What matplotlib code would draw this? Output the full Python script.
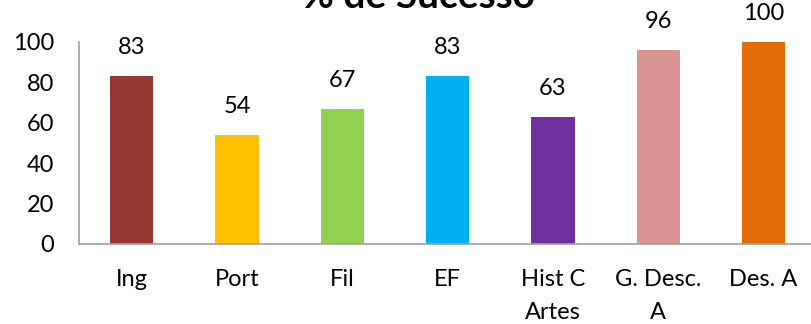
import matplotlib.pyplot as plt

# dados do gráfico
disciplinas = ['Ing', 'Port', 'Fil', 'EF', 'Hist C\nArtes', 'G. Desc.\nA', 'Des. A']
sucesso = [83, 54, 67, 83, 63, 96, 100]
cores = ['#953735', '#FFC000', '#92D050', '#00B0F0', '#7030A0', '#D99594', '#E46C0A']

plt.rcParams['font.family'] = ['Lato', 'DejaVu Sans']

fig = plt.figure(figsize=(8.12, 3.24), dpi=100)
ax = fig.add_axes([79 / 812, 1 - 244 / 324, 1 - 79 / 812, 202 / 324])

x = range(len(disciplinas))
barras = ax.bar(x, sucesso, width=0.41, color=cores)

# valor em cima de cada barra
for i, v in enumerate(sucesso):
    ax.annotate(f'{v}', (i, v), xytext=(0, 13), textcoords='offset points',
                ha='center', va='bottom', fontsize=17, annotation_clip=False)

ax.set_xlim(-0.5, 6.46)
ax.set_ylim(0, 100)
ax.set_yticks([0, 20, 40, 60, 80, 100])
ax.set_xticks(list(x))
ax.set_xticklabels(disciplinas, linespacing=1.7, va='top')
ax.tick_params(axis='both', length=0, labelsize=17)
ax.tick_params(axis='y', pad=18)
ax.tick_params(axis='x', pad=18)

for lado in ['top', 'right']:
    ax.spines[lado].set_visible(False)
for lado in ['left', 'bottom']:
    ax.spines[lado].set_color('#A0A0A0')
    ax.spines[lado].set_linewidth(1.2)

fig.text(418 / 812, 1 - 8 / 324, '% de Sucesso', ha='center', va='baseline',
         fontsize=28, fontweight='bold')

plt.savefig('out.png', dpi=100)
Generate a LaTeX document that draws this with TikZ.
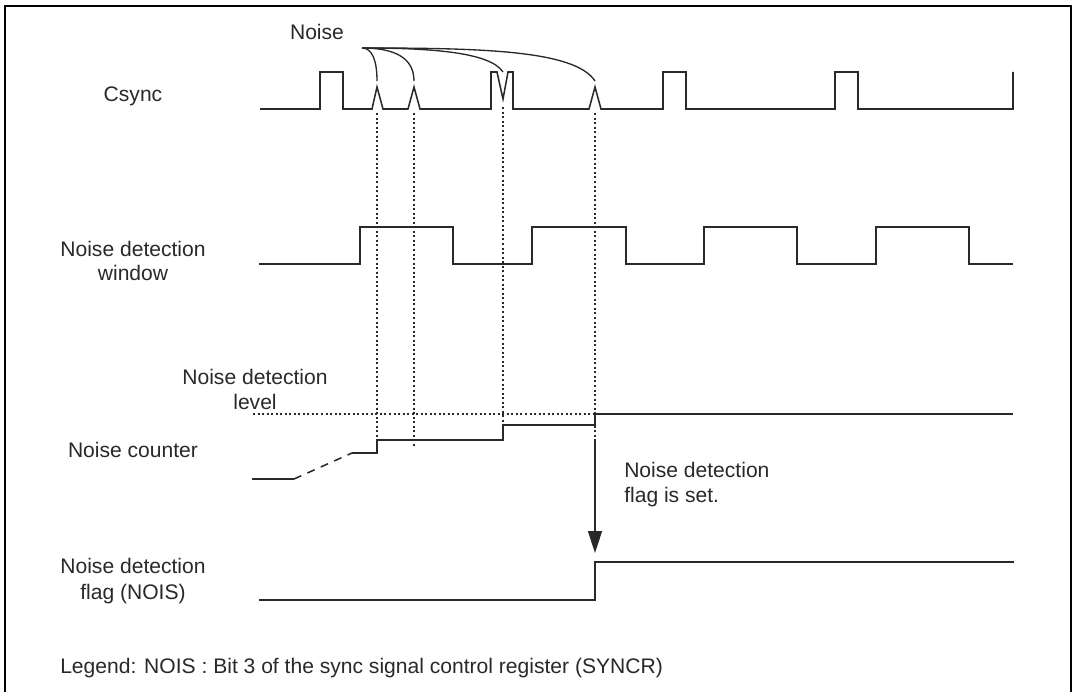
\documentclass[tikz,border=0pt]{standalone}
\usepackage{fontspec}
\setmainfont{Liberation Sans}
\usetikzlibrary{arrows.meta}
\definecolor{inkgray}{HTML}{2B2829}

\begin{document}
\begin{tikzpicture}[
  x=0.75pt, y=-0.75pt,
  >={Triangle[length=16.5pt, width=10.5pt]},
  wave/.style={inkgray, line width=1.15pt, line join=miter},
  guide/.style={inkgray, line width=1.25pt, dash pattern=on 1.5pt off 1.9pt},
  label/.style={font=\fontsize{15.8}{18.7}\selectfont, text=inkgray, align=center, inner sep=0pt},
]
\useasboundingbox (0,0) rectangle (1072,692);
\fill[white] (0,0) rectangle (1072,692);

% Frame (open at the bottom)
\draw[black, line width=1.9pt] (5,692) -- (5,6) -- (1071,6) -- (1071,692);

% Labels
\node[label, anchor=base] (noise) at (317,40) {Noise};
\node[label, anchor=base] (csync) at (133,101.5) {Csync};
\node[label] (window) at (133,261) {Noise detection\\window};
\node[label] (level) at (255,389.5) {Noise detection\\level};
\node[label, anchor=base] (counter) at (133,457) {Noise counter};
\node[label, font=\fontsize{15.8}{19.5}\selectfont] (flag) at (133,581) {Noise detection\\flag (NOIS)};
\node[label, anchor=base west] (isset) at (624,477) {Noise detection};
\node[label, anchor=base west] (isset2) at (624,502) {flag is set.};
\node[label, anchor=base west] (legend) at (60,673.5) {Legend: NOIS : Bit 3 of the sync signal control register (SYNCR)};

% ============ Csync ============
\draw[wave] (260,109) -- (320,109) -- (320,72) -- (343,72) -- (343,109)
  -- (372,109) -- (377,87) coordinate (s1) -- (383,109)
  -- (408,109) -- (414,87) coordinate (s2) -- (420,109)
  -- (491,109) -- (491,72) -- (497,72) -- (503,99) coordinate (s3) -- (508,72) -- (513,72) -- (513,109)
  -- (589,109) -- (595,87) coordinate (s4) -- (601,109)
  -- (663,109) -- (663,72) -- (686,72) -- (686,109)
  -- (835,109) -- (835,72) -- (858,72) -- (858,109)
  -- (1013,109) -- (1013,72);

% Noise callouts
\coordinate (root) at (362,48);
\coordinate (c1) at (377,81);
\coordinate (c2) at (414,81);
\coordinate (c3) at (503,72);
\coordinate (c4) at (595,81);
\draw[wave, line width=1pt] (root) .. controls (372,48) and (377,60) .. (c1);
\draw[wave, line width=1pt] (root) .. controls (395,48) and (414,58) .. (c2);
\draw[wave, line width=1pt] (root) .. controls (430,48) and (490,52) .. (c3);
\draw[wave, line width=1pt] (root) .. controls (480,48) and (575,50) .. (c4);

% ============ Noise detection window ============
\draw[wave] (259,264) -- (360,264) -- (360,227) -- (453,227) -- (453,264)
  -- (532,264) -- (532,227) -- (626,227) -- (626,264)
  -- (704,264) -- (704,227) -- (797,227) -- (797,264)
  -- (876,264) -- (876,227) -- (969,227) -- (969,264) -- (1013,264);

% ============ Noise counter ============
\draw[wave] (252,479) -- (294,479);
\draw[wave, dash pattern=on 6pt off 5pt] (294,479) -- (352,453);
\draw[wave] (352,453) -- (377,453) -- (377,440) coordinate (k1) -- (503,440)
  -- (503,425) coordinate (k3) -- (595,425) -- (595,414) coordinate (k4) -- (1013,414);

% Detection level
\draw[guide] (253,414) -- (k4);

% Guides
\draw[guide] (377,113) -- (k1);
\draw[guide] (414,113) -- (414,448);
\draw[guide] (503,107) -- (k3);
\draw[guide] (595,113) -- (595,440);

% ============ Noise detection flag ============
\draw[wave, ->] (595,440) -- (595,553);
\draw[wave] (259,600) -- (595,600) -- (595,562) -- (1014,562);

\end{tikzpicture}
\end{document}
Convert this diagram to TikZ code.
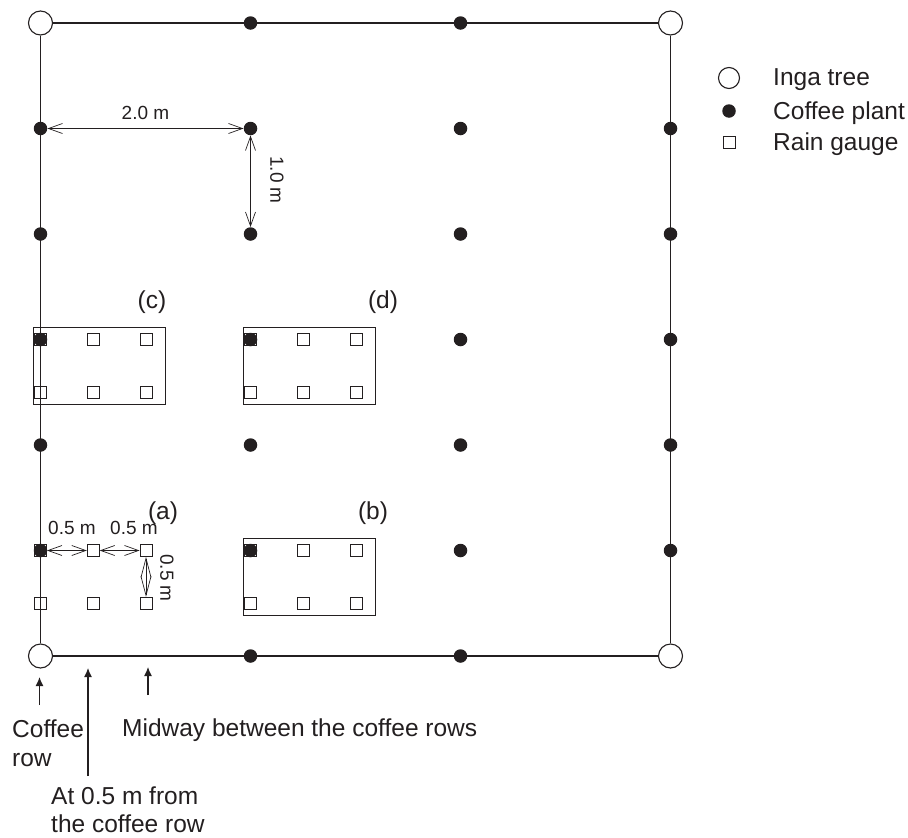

══════════════════════════════

### PROBLEM
Make an exact copy of the lines from the one holding "Generate a LaTeX" through the one holding "(1071,6) -- (1071,692);", end lines included, without the pictures.

### EXERCISE RESULT
Generate a LaTeX document that draws this with TikZ.
\documentclass[tikz,border=0pt]{standalone}
\usepackage{fontspec}
\setmainfont{Liberation Sans}
\usetikzlibrary{arrows.meta}
\definecolor{inkgray}{HTML}{2B2829}

\begin{document}
\begin{tikzpicture}[
  x=0.75pt, y=-0.75pt,
  >={Triangle[length=16.5pt, width=10.5pt]},
  wave/.style={inkgray, line width=1.15pt, line join=miter},
  guide/.style={inkgray, line width=1.25pt, dash pattern=on 1.5pt off 1.9pt},
  label/.style={font=\fontsize{15.8}{18.7}\selectfont, text=inkgray, align=center, inner sep=0pt},
]
\useasboundingbox (0,0) rectangle (1072,692);
\fill[white] (0,0) rectangle (1072,692);

% Frame (open at the bottom)
\draw[black, line width=1.9pt] (5,692) -- (5,6) -- (1071,6) -- (1071,692);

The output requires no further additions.